I am certainly no one to talk. When it comes to my work habits, the habitual parts about them are not the parts where I am actually working. I am distractable. My students pay a price: I am behind on my grading — again!
So I empathize totally with Barack Obama.
Yesterday when I was supposed to be grading (actually, I was grading! Just taking a break…) I ran across this article on the London Daily Mail’s MailOnline site. Toby Harnden describes Obama has having trouble focusing on his debate preparation homework in the days leading up to last week’s fateful encounter with Mitt Romney. His staff had taken him off to Henderson, Nevada, away from the media and the demands of office, so he could put in a couple of days’ serious preparation undistracted.

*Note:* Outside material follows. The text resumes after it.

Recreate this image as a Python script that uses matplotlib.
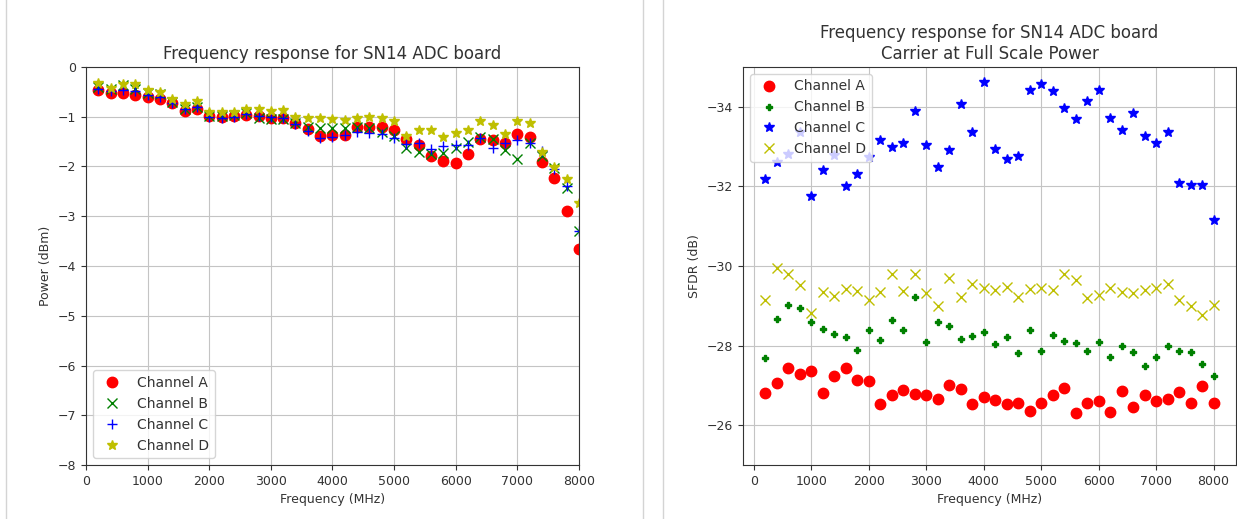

But Obama still got distracted. (Oh, yes, I know how easy it is.) Harnden quotes an unnamed Democrat “close to the campaign”:
President Obama made it clear he wanted to be doing anything else – anything – but debate prep,’ the Democrat said. ‘He kept breaking off whenever he got the opportunity and never really focused on the event.
What could POSSIBLY be distracting in Henderson, Nevada? Among other things, Hoover Dam, sitting there only 20 miles away!
According to Harndon, on the day before the debate a staff member mentioned that Hoover Dam was nearby. Obama decided he’d take another break from debate prep and visit the Dam. He’d never seen it, and this was his chance.
After all, his schedule that day only had one thing on it.
Here I am again. I have grading to do. The same grading I had to do yesterday when I was reading about Obama’s Hoover Dam road trip. Now I am writing about it. So I am definitely not saying I am any better than Obama when it comes to buckling down and getting the hard work done.
But is it possible that the story of Obama’s indiscipline on the day before the debate is more damaging to him than his lackluster performance in the debate?
I watched the debate with about 50 other people at George Fox, preparing to be on a faculty panel afterwards. I wasn’t sure I could believe my eyes. At several points Obama seemed to be caught entirely off guard when Romney said perfectly predictable things — like Romney’s promise not to permit a tax cut to add to the deficit; his explanation that his tax cuts would actually reduce the deficit because a) he would set them off against eliminated deductions, and b) the economy would resume growing; or his promise to make sure the rich did not pay a lesser share of the tax burden than they do now. These are obvious comments, anyone who had listened to Romney could see them coming. But Obama clearly could not believe his ears. And he had no response.
But anyone could be caught flat-footed if they just made some poor assumptions in preparing for the debate. Did Obama believe his own campaign ads a little too much? Well, at least he was being consistent! It was embarrassing for him, I thought, and a bit of a black eye for his debate coaches, but not really a big deal. So while I mentioned Obama’s seeming surprise in my remarks to the GF students after the debate, I did not dwell on the topic.
But now it turns out that it wasn’t just poor work by Obama’s debate coaches. It was also Obama goofing off when he was supposed to be doing his homework.
A day or two ago Obama urged his supporters to be obsessive about campaigning right up through election day. Harnden has a photo of Obama sightseeing at Hoover Dam, playing hooky from debate prep — is that what he means by “obsessing” over the campaign?
People can forgive having a bad day at the debate podium. Can they forgive it as readily when the bad day was the result of lack of discipline the day before? Will Obama buckle down to the task now that he’s had a taste of the costs of distraction? And even if he does, will he be able to erase the image of a man with important work to do who can’t always get serious about getting it done?
Which reminds me: I have some grading to do. Somewhere around here.